Depending on students’ experiences with money and
grocery shopping, a few students may think 98¢ is a
lot of money for one pepper. You may want to pass
around a green pepper or an object that weighs one
pound. To give students a benchmark for weight in
pounds, discuss the weights of some common grocery
items. A gallon of milk, for instance, weighs
approximately eight pounds. A loaf of bread can
weigh one pound. See Materials Preparation.
Page 12
- Did the pepper weigh more or less than
one pound? (Since the pepper costs 47¢, it must
weigh less than one pound. In the picture, the
arrow on the scale is not pointing to one pound
so the pepper weighs less than one pound.)
Pages 13–14
- What did Marcus pull out of his pocket? Why
do you think he carries these items with him?
(Marcus finds connecting cubes. He carries these
tools to help him solve math problems.)
- Does Mr. Montes’ addition “check out”
all right? (Mr. Montes and Marcus agree. The
cost is 89¢.)
- Describe the strategies Marcus used to
check out Mr.

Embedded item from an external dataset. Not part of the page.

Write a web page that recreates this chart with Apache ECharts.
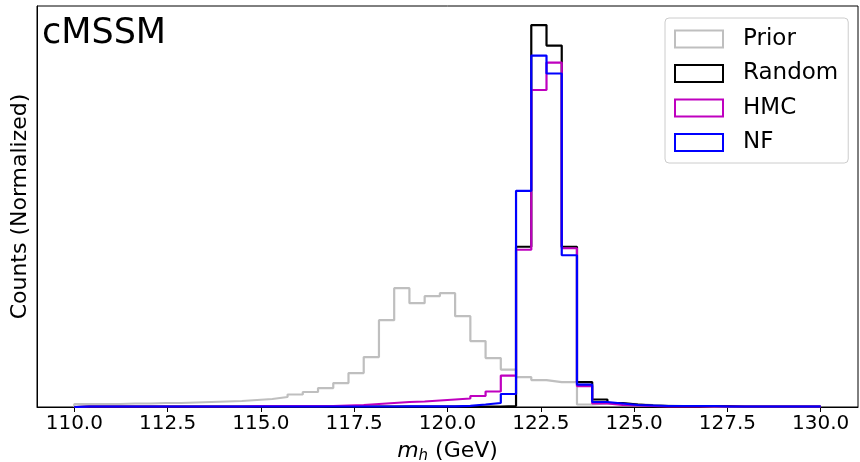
<!DOCTYPE html>
<html>
<head>
<meta charset="utf-8">
<script src="https://cdn.jsdelivr.net/npm/echarts@6/dist/echarts.min.js"></script>
<style>
html,body{margin:0;padding:0;background:#fff;}
#chart{width:860px;height:462px;}
</style>
</head>
<body>
<div id="chart"></div>
<script>
// Histogram bin specification (49 equal bins between 110 and 130 GeV)
const binStart = 110;
const binEnd = 130;
const nBins = 49;

// Tick labels on the x axis
const tickValues = [110, 112.5, 115, 117.5, 120, 122.5, 125, 127.5, 130];

// Series names
const seriesNames = ['Prior', 'Random', 'HMC', 'NF'];

// Bin heights (normalized counts, arbitrary units)
const priorCounts = [
  3, 3, 3, 3.5, 3.5, 4, 4, 4.5, 5, 5.5,
  6, 7, 8, 10, 12.5, 15, 19, 24, 34, 50,
  87, 119, 104, 111, 114, 91, 66, 49, 37.5, 30,
  27, 25, 25, 2.5, 3.5, 3.5, 3, 2, 1.5, 1,
  1, 0.5, 0.5, 0.5, 0.5, 0.5, 0.5, 0.5, 0.5
];
const randomCounts = [
  0.3, 0.3, 0.3, 0.3, 0.3, 0.3, 0.3, 0.3, 0.3, 0.3,
  0.3, 0.3, 0.3, 0.3, 0.3, 0.3, 0.3, 0.3, 0.3, 0.3,
  0.3, 0.5, 0.5, 0.5, 0.5, 0.5, 0.5, 0.5, 1, 160.5,
  382.5, 362, 160.5, 25, 7.5, 4, 2.5, 1.5, 1, 1,
  1, 1, 1, 0.5, 0.5, 0.5, 0.5, 0.5, 0.5
];
const hmcCounts = [
  0.5, 0.5, 0.5, 0.5, 0.5, 0.5, 0.5, 0.5, 0.5, 0.5,
  0.5, 0.8, 0.8, 0.8, 0.8, 0.8, 1, 1.5, 2, 3,
  4, 5, 5.5, 6.5, 7.5, 8.5, 11, 15.5, 31.5, 157.5,
  317.5, 345, 159, 21, 3.5, 2, 1.5, 1, 0.5, 0.5,
  0.5, 0.5, 0.5, 0.5, 0.5, 0.5, 0.5, 0.5, 0.5
];
const nfCounts = [
  0.5, 0.5, 0.5, 0.5, 0.5, 0.5, 0.5, 0.5, 0.5, 0.5,
  0.5, 0.5, 0.5, 0.5, 0.5, 0.5, 0.5, 0.5, 0.5, 0.5,
  0.5, 0.7, 0.7, 0.7, 0.7, 1.2, 2.5, 4, 13, 216.5,
  352, 334, 152, 22.5, 5, 3.5, 2, 1.5, 1, 1,
  1, 1, 0.5, 0.5, 0.5, 0.5, 0.5, 0.5, 0.5
];

const colors = ['#bfbfbf', '#000000', '#bf00bf', '#0000ff'];
const allCounts = [priorCounts, randomCounts, hmcCounts, nfCounts];

const edges = [];
for (let k = 0; k <= nBins; k++) edges.push(binStart + k * (binEnd - binStart) / nBins);

function stepOutline(h) {
  const pts = [[edges[0], 0]];
  h.forEach((v, k) => { pts.push([edges[k], v]); pts.push([edges[k + 1], v]); });
  pts.push([edges[nBins], 0]);
  return pts;
}

const FONT = 'DejaVu Sans';
const maxCount = Math.max(...allCounts.map(a => Math.max(...a)));

const chart = echarts.init(document.getElementById('chart'), null, {renderer: 'canvas'});
chart.setOption({
  animation: false,
  backgroundColor: '#ffffff',
  grid: {left: 37, right: 2, top: 6, bottom: 55, show: true, borderColor: '#000', borderWidth: 1,
    backgroundColor: 'transparent', containLabel: false, outerBoundsMode: 'none'},
  xAxis: {
    type: 'value', min: 109, max: 131,
    splitLine: {show: false},
    axisLine: {show: true, lineStyle: {color: '#000', width: 1}},
    axisTick: {show: true, length: 5, lineStyle: {color: '#000', width: 1}, customValues: tickValues},
    axisLabel: {show: true, customValues: tickValues, formatter: v => Number(v).toFixed(1), fontFamily: FONT, fontSize: 20, color: '#000', margin: 7},
    name: '{i|m}{s|h} (GeV)', nameLocation: 'middle', nameGap: 32,
    nameTextStyle: {fontFamily: FONT, fontSize: 22, color: '#000',
      rich: {
        i: {fontFamily: FONT, fontSize: 22, fontStyle: 'italic', color: '#000'},
        s: {fontFamily: FONT, fontSize: 15, fontStyle: 'italic', color: '#000', padding: [10, 0, 0, 0]}
      }}
  },
  yAxis: {
    type: 'value', min: 0, max: maxCount * 1.05,
    splitLine: {show: false},
    axisLine: {show: true, lineStyle: {color: '#000', width: 1}},
    axisTick: {show: false}, axisLabel: {show: false},
    name: 'Counts (Normalized)', nameLocation: 'middle', nameRotate: 90, nameGap: 6,
    nameTextStyle: {fontFamily: FONT, fontSize: 22, color: '#000'}
  },
  legend: {
    orient: 'vertical', left: 665, top: 18,
    padding: [9.5, 10, 9, 9], itemGap: 11.5,
    itemWidth: 48, itemHeight: 17, icon: 'rect',
    backgroundColor: 'rgba(255,255,255,0.8)', borderColor: '#cccccc', borderWidth: 1, borderRadius: 4,
    textStyle: {fontFamily: FONT, fontSize: 23, color: '#000', padding: [0, 0, 0, 15]},
    data: seriesNames.map((n, i) => ({name: n, itemStyle: {color: 'rgba(0,0,0,0)', borderColor: colors[i], borderWidth: 2}}))
  },
  graphic: [{
    type: 'text', left: 42, top: 16,
    style: {text: 'cMSSM', font: '35px "DejaVu Sans"', fill: '#000'}
  }],
  series: seriesNames.map((n, i) => ({
    name: n, type: 'line', data: stepOutline(allCounts[i]),
    showSymbol: false, symbol: 'none', silent: true,
    lineStyle: {color: colors[i], width: 2.2},
    itemStyle: {color: colors[i]},
    z: 2 + i
  }))
});
</script>
</body>
</html>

Montes’ addition. (Marcus used connecting
cubes and he skip counted
by tens.)
- How might you have solved this problem?
What tools would you use?
Student pairs can solve the problem and share their
solution strategies. Encourage students to use a different
strategy to solve the problem.
Page 15
- When Marcus uses the 200 Chart, he starts on 40
and counts by tens to check the problem again.
Why does he start on 40? (The tomato sauce
costs
40¢.)
- Describe how Marcus might finish checking the
problem on the 200 Chart. (Start on 40; move 4
rows below saying 50, 60, 70, 80; count on 7,
then 2; 81, 82, 83, 84, 85, 86, 87, 88, 89.)
- Write a number sentence that shows how Marcus
used the 200 Chart to check the problem.
(40 + 10 + 10 + 10 + 10 + 7 + 2 = 89)
- How can you use a calculator to check Marcus’s
answer? ( 47 +
40 +
2 = 89¢)
- How can you use a number line to check Marcus’s answer? [See Figure 1.]
- Write a number sentence that shows how Marcus
used the number line to check the problem.
(47 + 10 + 10 + 10 + 10 + 2 = 89¢)
Page 16
- Why do you think Mr. Montes is glad that all
of his customers don’t check his math? (Possible
response: It takes time and other customers in
line might get impatient.)